Directive: From the entries that follow, gather each line holding the word "with".

(Source code of charts)
□ □ □ □

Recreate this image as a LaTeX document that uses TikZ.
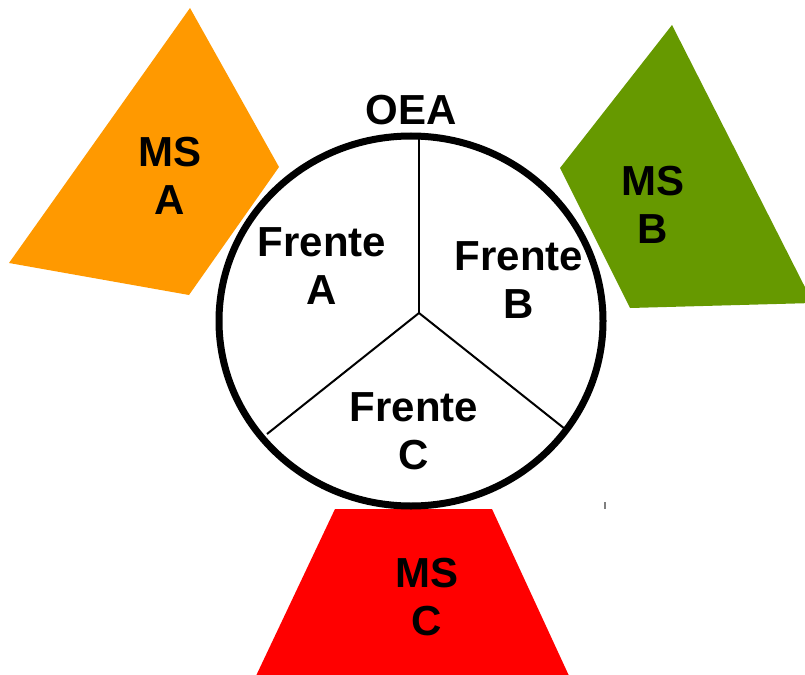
\documentclass[tikz,border=0pt]{standalone}
\usepackage{fontspec}
\setmainfont{Liberation Sans}
\usepackage{tikz}
\usetikzlibrary{positioning}

\definecolor{msorange}{RGB}{255,153,0}
\definecolor{msgreen}{RGB}{102,153,0}
\definecolor{msred}{RGB}{255,0,0}

\begin{document}
\begin{tikzpicture}
		[x=1pt,y=-1pt,
		 lbl/.style= {align=center,inner sep=0pt,font=\fontsize{42}{48}\selectfont\bfseries},
		 spoke/.style= {line width=2pt,draw=black}]

		\useasboundingbox (0,0) rectangle (805,674);

		% the three MS shapes
		\fill[msorange] (190,8) -- (279,167) -- (189,295) -- (9,263) -- cycle;
		\fill[msgreen] (672,25) -- (813,303) -- (630,308) -- (560,168) -- cycle;
		\fill[msred] (335,509) -- (492,509) -- (570,678) -- (255,678) -- cycle;

		% OEA circle
		\draw[line width=7pt,fill=white] (411,321) ellipse [x radius=192,y radius=185];

		\coordinate (ctr) at (419,313);

		\node[coordinate] (rimA) at (419,136) {}
			edge [spoke]	(ctr)
		;
		\node[coordinate] (rimC) at (267,434) {}
			edge [spoke]	(ctr)
		;
		\node[coordinate] (rimB) at (565,429) {}
			edge [spoke]	(ctr)
		;

		\node[lbl] (oea) at (411,110) {OEA};

		\node[lbl] (fa) at (322,266.5) {Frente\\A};
		\node[lbl] (fb) at (519,280.5) {Frente\\B};
		\node[lbl] (fc) at (414,431.5) {Frente\\C};

		\node[lbl] (msa) at (170,175.5) {MS\\A};
		\node[lbl] (msb) at (653,204.5) {MS\\B};
		\node[lbl] (msc) at (427,597.5) {MS\\C};

		\draw[gray,line width=1.5pt] (605,502) -- (605,509);

	\end{tikzpicture}
\end{document}
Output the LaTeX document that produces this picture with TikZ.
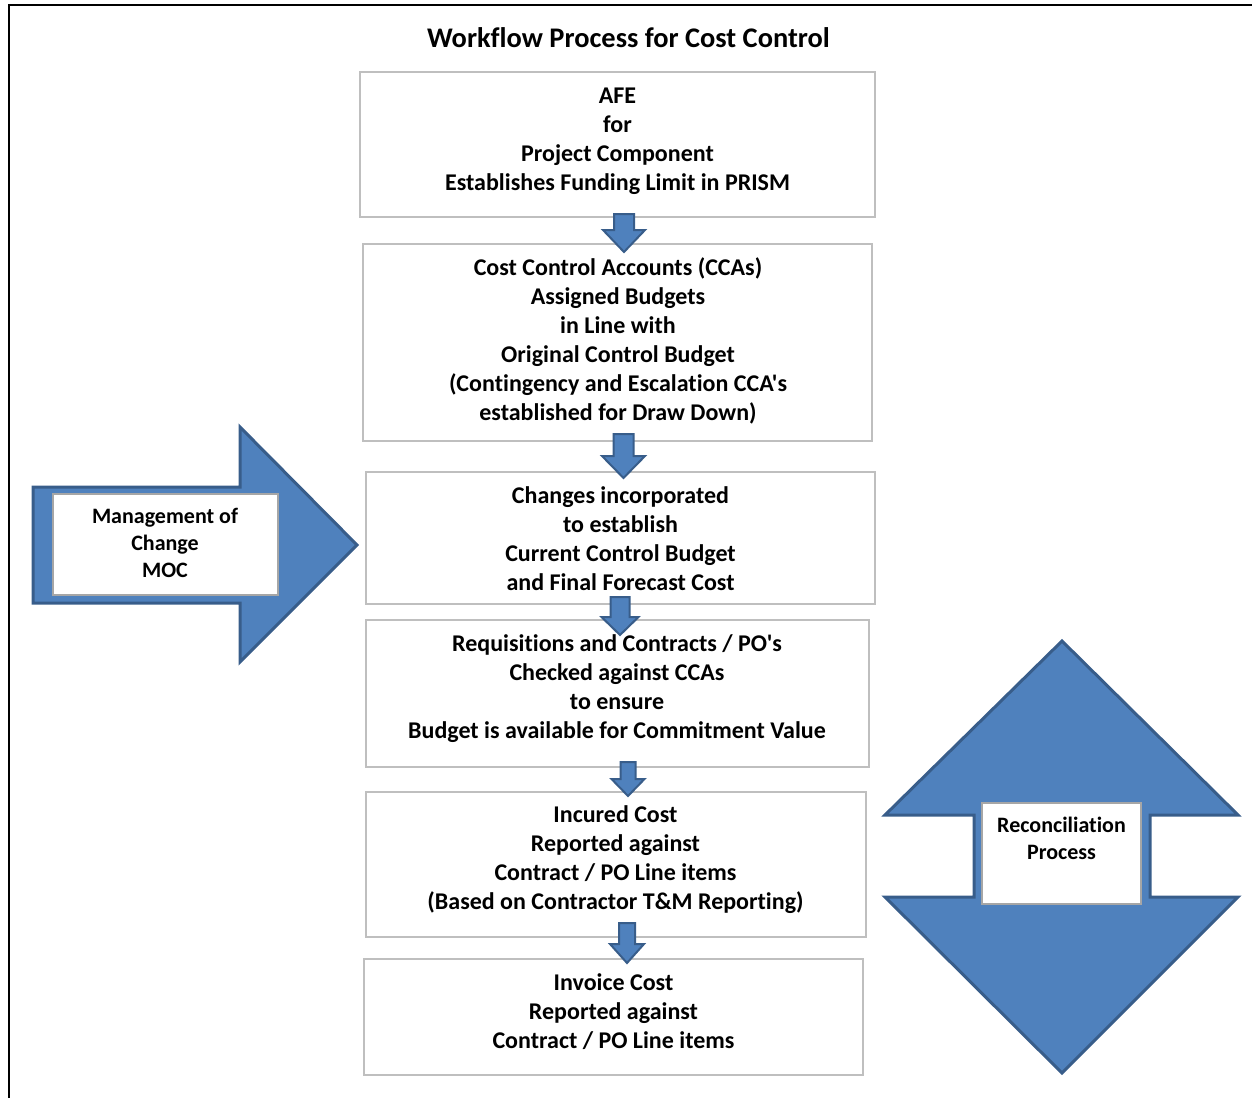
\documentclass[tikz,border=0pt]{standalone}
\usepackage{fontspec}
\setmainfont{Carlito}[Ligatures={TeXOff,NoCommon}]
\usetikzlibrary{fit}
\definecolor{arrowfill}{HTML}{4F81BD}
\definecolor{arrowline}{HTML}{385D8A}
\definecolor{boxline}{HTML}{BFBFBF}
\definecolor{labelline}{HTML}{A6A6A6}
\begin{document}
\begin{tikzpicture}[x=0.5pt,y=-0.5pt,
  stepbox/.style={draw=boxline,line width=0.75pt,fill=white,inner sep=0pt},
  labelbox/.style={draw=labelline,line width=0.9pt,fill=white,inner sep=0pt},
  steptext/.style={font=\bfseries\fontsize{12}{14.5}\selectfont,align=center,inner sep=0pt},
  sidetext/.style={font=\bfseries\fontsize{11}{13.5}\selectfont,align=center,inner sep=0pt},
  bigarrow/.style={fill=arrowfill,draw=arrowline,line width=1.5pt,line join=miter},
  smallarrow/.style={fill=arrowfill,draw=arrowline,line width=1pt,line join=miter},
  pics/dnarrow/.style n args={4}{code={
    \draw[smallarrow] (-#1,0) -- (#1,0) -- (#1,#3) -- (#2,#3) -- (0,{#3+#4})
      -- (-#2,#3) -- (-#1,#3) -- cycle;}}
]
\useasboundingbox (0,0) rectangle (1252,1097);

% outer frame (top and left edges)
\draw[line width=1pt] (9,1110) -- (9,5.3) -- (1262,5.3);

% title
\node[font=\bfseries\fontsize{14.2}{17}\selectfont,inner sep=0pt] (title) at (628.5,38) {Workflow Process for Cost Control};

% process steps
\node[stepbox,fit={(360,72) (875,217)}] (b1) {};
\node[stepbox,fit={(363,244) (872,441)}] (b2) {};
\node[stepbox,fit={(366,472) (875,604)}] (b3) {};
\node[stepbox,fit={(366,620) (869,767)}] (b4) {};
\node[stepbox,fit={(366,792) (866,937)}] (b5) {};
\node[stepbox,fit={(364,959) (863,1075)}] (b6) {};

\node[steptext] (t1) at (617.5,141.5) {AFE\\for\\Project Component\\Establishes Funding Limit in PRISM};
\node[steptext] (t2) at (618,340.5) {Cost Control Accounts (CCAs)\\Assigned Budgets\\in Line with\\Original Control Budget\\(Contingency and Escalation CCA's\\established for Draw Down)};
\node[steptext] (t3) at (620.5,538.5) {Changes incorporated\\to establish\\Current Control Budget\\and Final Forecast Cost};
\node[steptext] (t4) at (617,688.5) {Requisitions and Contracts / PO's\\Checked against CCAs\\to ensure\\Budget is available for Commitment Value};
\node[steptext] (t5) at (615.5,859.5) {Incured Cost\\Reported against\\Contract / PO Line items\\(Based on Contractor T\&M Reporting)};
\node[steptext] (t6) at (613.5,1012) {Invoice Cost\\Reported against\\Contract / PO Line items};

% block arrows between the steps
\pic (a1) at (624,214) {dnarrow={10}{21}{16}{22}};
\pic (a2) at (623.5,434) {dnarrow={10}{21.5}{22}{22}};
\pic (a3) at (620,597) {dnarrow={9.5}{18.5}{20}{18}};
\pic (a4) at (628,762) {dnarrow={7.5}{16.5}{17}{17}};
\pic (a5) at (627,923) {dnarrow={8}{17}{21}{19}};

% management of change arrow
\draw[bigarrow] (33,487) -- (240,487) -- (240,427) -- (357,545) -- (240,662)
  -- (240,603) -- (33,603) -- cycle;
\node[labelbox,fit={(53,494) (278,595)}] (mocbox) {};
\node[sidetext] (moc) at (165,543) {Management of\\Change\\MOC};

% reconciliation double arrow
\draw[bigarrow] (1062,641) -- (1238,815) -- (1150,815) -- (1150,897) -- (1238,897)
  -- (1062,1073) -- (885,897) -- (974,897) -- (974,815) -- (885,815) -- cycle;
\node[labelbox,fit={(982,803) (1141,904)}] (recbox) {};
\node[sidetext] (rec) at (1061.5,838.5) {Reconciliation\\Process};
\end{tikzpicture}
\end{document}
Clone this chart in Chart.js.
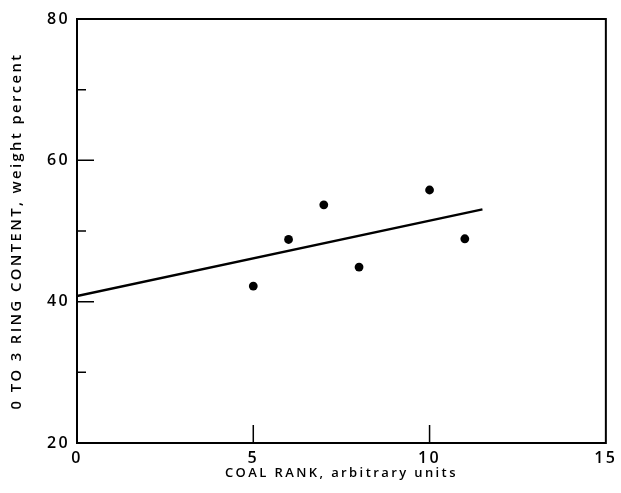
<!DOCTYPE html>
<html>
<head>
<meta charset="utf-8">
<script src="https://cdn.jsdelivr.net/npm/chart.js@4"></script>
<style>
  body { margin: 0; background: #fff; }
  #wrap { width: 621px; height: 493px; }
</style>
</head>
<body>
<div id="wrap"><canvas id="chart"></canvas></div>
<script>
const coalRank = [5, 6, 7, 8, 10, 11];
const ringContent = [42.2, 48.8, 53.7, 44.9, 55.8, 48.9];
const fitX = [0, 11.5];
const fitY = [40.8, 53.05];
const xLabelTicks = [0, 5, 10, 15];
const yLabelTicks = [20, 40, 60, 80];
const xMarks = [5, 10];
const yMajorMarks = [40, 60];
const yMinorMarks = [30, 50, 70];

const points = coalRank.map((x, i) => ({x: x, y: ringContent[i]}));
const fitLine = fitX.map((x, i) => ({x: x, y: fitY[i]}));

const fontFam = '"Open Sans", "DejaVu Sans", sans-serif';

// box + inward ticks, drawn from the scales
const frame = {
    id: 'frame',
    beforeDraw(chart) {
        chart.ctx.letterSpacing = '2.4px';
    },
    afterDraw(chart) {
        const ctx = chart.ctx;
        const a = chart.chartArea;
        const xs = chart.scales.x;
        const ys = chart.scales.y;
        ctx.save();
        ctx.strokeStyle = '#000';
        ctx.lineWidth = 2;
        ctx.strokeRect(a.left, a.top, a.right - a.left, a.bottom - a.top);
        ctx.lineWidth = 1.5;
        ctx.beginPath();
        xMarks.forEach(v => {
            const px = xs.getPixelForValue(v);
            ctx.moveTo(px, a.bottom);
            ctx.lineTo(px, a.bottom - 18);
        });
        yMajorMarks.forEach(v => {
            const py = ys.getPixelForValue(v);
            ctx.moveTo(a.left, py);
            ctx.lineTo(a.left + 17, py);
        });
        yMinorMarks.forEach(v => {
            const py = ys.getPixelForValue(v);
            ctx.moveTo(a.left, py);
            ctx.lineTo(a.left + 9, py);
        });
        ctx.stroke();
        ctx.restore();
    }
};

new Chart(document.getElementById('chart'), {
    type: 'scatter',
    data: {
        datasets: [{
            data: points,
            backgroundColor: '#000',
            borderWidth: 0,
            pointRadius: 4.4
        }, {
            data: fitLine,
            showLine: true,
            borderColor: '#000',
            borderWidth: 2.3,
            pointRadius: 0
        }]
    },
    options: {
        responsive: true,
        maintainAspectRatio: false,
        animation: false,
        layout: { padding: { top: 19, right: 15, left: 0, bottom: 0 } },
        plugins: { legend: { display: false }, tooltip: { enabled: false } },
        scales: {
            x: {
                type: 'linear',
                min: 0,
                max: 15,
                afterFit(s) { s.height = 50; },
                grid: { display: false, drawTicks: false },
                border: { display: false },
                ticks: {
                    stepSize: 5,
                    padding: 6,
                    color: '#000',
                    font: { family: fontFam, size: 16, weight: '600' },
                    callback: v => xLabelTicks.includes(v) ? String(v) : ''
                },
                title: {
                    display: true,
                    text: 'COAL RANK, arbitrary units',
                    color: '#000',
                    font: { family: fontFam, size: 13, weight: '600' },
                    padding: { top: 0, bottom: 12 }
                }
            },
            y: {
                min: 20,
                max: 80,
                afterFit(s) { s.width = 77; },
                grid: { display: false, drawTicks: false },
                border: { display: false },
                ticks: {
                    stepSize: 10,
                    padding: 7,
                    color: '#000',
                    font: { family: fontFam, size: 16, weight: '600' },
                    callback: v => yLabelTicks.includes(v) ? String(v) : ''
                },
                title: {
                    display: true,
                    text: '0 TO 3 RING CONTENT, weight percent',
                    color: '#000',
                    font: { family: fontFam, size: 14.8, weight: '600' },
                    padding: { top: 8, bottom: 0 }
                }
            }
        }
    },
    plugins: [frame]
});
</script>
</body>
</html>
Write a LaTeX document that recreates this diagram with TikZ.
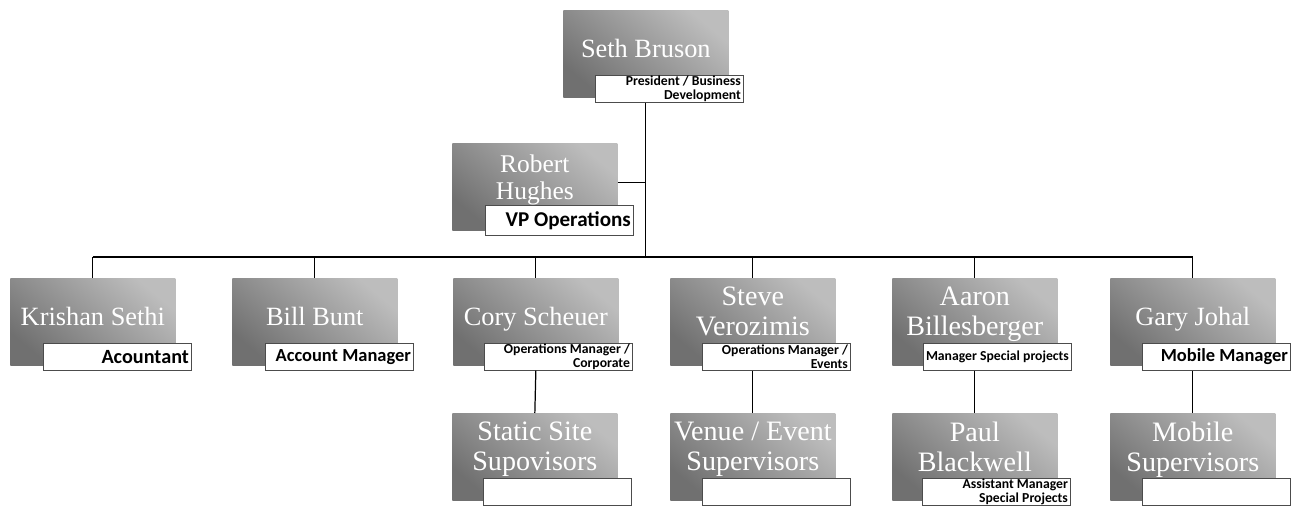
\documentclass[tikz,border=0pt]{standalone}
\usepackage{fontspec}
\setmainfont{Liberation Serif}
\newfontfamily\rolefont{Carlito}
\usetikzlibrary{positioning}

\begin{document}
\begin{tikzpicture}[x=0.02cm, y=-0.02cm,
    person/.style={anchor=north west, minimum width=3.3cm, minimum height=1.74cm, inner sep=0pt,
        align=center, text=white, top color=black!26, bottom color=black!56, shading angle=-40,
        text depth=0.2cm, font=\fontsize{15}{16}\selectfont},
    bigname/.style={text depth=0.42cm, font=\fontsize{16}{17}\selectfont},
    role/.style={draw=black!70, line width=0.5pt, fill=white, minimum width=2.96cm, minimum height=0.54cm,
        text width=2.86cm, inner xsep=0.05cm, inner ysep=0pt, align=flush right,
        font=\rolefont\bfseries\fontsize{10.5}{11}\selectfont},
    smallrole/.style={role, font=\rolefont\bfseries\fontsize{7.8}{7.6}\selectfont},
    link/.style={line width=0.7pt}]
    \useasboundingbox (0,0) rectangle (1294,506);
    \clip (0,0) rectangle (1294,506);

    \node[person] (seth) at (563,10) {Seth Bruson};
    \node[smallrole, above right=-0.1cm and 0.64cm of seth.south west] (seth-r) {President / Business\\Development};

    \node[person, text depth=0.4cm, font=\fontsize{14.5}{15.5}\selectfont] (robert) at (452,143) {Robert\\Hughes};
    \node[role, minimum height=0.6cm, font=\rolefont\bfseries\fontsize{12}{12}\selectfont,
        above right=-0.1cm and 0.66cm of robert.south west] (robert-r) {VP Operations};

    \node[person] (krish) at (10,278) {Krishan Sethi};
    \node[role, font=\rolefont\bfseries\fontsize{11.5}{12}\selectfont,
        above right=-0.1cm and 0.66cm of krish.south west] (krish-r) {Acountant};
    \node[person] (bill) at (232,278) {Bill Bunt};
    \node[role, above right=-0.1cm and 0.66cm of bill.south west] (bill-r) {Account Manager};
    \node[person] (cory) at (453,278) {Cory Scheuer};
    \node[smallrole, above right=-0.1cm and 0.62cm of cory.south west] (cory-r) {Operations Manager /\\Corporate};
    \node[person, bigname] (steve) at (670,278) {Steve\\Verozimis};
    \node[smallrole, above right=-0.1cm and 0.64cm of steve.south west] (steve-r) {Operations Manager /\\Events};
    \node[person, bigname] (aaron) at (892,278) {Aaron\\Billesberger};
    \node[smallrole, above right=-0.1cm and 0.62cm of aaron.south west] (aaron-r) {Manager Special projects};
    \node[person] (gary) at (1110,278) {Gary Johal};
    \node[role, above right=-0.1cm and 0.64cm of gary.south west] (gary-r) {Mobile Manager};

    \node[person, bigname] (static) at (452,413) {Static Site\\Supovisors};
    \node[role, above right=-0.1cm and 0.62cm of static.south west] (static-r) {};
    \node[person, bigname] (venue) at (670,413) {Venue / Event\\Supervisors};
    \node[role, above right=-0.1cm and 0.64cm of venue.south west] (venue-r) {};
    \node[person, bigname] (paul) at (892,413) {Paul\\Blackwell};
    \node[smallrole, above right=-0.1cm and 0.60cm of paul.south west] (paul-r) {Assistant Manager\\Special Projects};
    \node[person, bigname] (mobile) at (1110,413) {Mobile\\Supervisors};
    \node[role, above right=-0.1cm and 0.64cm of mobile.south west] (mobile-r) {};

    \coordinate (bus) at (0,257);
    \draw[link] (seth |- seth-r.south) -- (seth |- bus);
    \draw[link] ([yshift=0.09cm]robert.east) -- ([yshift=0.09cm]robert.east -| seth);
    \draw[link] (krish |- bus) -- (gary |- bus);
    \foreach \n in {krish,bill,cory,steve,aaron,gary}
        \draw[link] (\n |- bus) -- (\n.north);
    \foreach \n/\m in {cory/static,steve/venue,aaron/paul,gary/mobile}
        \draw[link] (\n |- \n-r.south) -- (\m.north);
\end{tikzpicture}
\end{document}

□ □ □ □

Reply to the exercise:
Output the LaTeX document that produces this picture with TikZ.
\node[steptext] (t2) at (618,340.5) {Cost Control Accounts (CCAs)\\Assigned Budgets\\in Line with\\Original Control Budget\\(Contingency and Escalation CCA's\\established for Draw Down)};
Write a LaTeX document that recreates this diagram with TikZ.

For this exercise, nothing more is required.